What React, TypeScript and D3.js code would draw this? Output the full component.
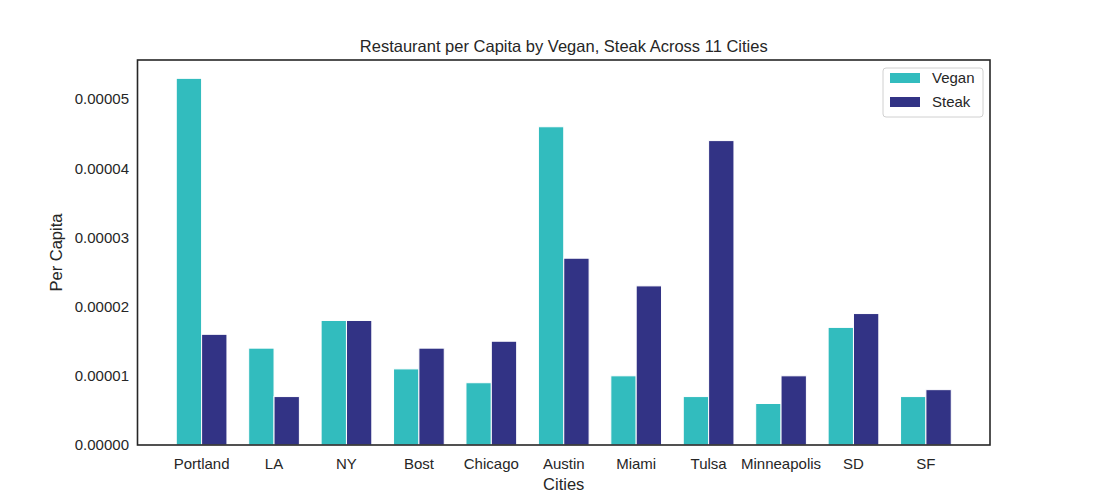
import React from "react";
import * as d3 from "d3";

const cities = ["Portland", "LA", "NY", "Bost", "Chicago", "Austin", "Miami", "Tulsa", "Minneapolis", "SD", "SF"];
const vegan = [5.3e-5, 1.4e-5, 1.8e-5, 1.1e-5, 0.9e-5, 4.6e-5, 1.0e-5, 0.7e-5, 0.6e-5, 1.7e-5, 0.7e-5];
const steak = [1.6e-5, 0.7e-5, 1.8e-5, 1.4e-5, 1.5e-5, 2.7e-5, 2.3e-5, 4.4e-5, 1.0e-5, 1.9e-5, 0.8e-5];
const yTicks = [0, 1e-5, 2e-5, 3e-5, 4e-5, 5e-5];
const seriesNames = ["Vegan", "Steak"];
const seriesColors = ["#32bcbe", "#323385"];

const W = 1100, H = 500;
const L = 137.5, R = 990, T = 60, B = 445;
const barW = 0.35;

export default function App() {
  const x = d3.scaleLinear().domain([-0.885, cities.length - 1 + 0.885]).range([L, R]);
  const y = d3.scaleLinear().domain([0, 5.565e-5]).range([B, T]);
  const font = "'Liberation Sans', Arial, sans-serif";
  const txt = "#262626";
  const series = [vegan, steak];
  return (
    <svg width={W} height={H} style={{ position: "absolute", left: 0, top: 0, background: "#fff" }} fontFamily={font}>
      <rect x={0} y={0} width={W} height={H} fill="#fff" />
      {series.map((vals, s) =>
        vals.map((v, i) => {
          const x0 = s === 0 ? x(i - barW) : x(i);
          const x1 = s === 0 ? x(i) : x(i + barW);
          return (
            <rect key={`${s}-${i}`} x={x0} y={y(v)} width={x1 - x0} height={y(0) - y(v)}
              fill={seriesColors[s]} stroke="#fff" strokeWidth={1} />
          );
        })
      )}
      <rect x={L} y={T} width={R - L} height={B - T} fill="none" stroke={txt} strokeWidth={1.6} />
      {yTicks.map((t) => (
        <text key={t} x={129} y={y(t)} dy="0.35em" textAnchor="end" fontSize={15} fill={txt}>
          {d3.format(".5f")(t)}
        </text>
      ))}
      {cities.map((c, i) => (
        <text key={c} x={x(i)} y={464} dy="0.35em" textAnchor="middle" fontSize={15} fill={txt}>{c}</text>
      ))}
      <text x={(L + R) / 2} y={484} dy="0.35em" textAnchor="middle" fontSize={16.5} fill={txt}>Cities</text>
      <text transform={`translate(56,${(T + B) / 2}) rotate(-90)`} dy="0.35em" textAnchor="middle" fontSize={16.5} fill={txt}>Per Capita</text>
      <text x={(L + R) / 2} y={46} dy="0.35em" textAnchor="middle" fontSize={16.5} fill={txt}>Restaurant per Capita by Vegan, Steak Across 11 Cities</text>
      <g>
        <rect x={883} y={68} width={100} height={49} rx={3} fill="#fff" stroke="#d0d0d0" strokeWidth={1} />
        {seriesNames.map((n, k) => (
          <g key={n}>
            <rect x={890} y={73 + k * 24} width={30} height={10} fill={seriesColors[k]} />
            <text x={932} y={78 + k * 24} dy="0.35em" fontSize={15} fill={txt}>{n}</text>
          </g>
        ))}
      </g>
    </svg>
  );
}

▬▬▬▬▬▬

(Instructions to follow)
Copy nothing but the lines from the top of the material through the line holding "import * as", exactly as written; omit pictures.

(Full output)
What React, TypeScript and D3.js code would draw this? Output the full component.
import React from "react";
import * as d3 from "d3";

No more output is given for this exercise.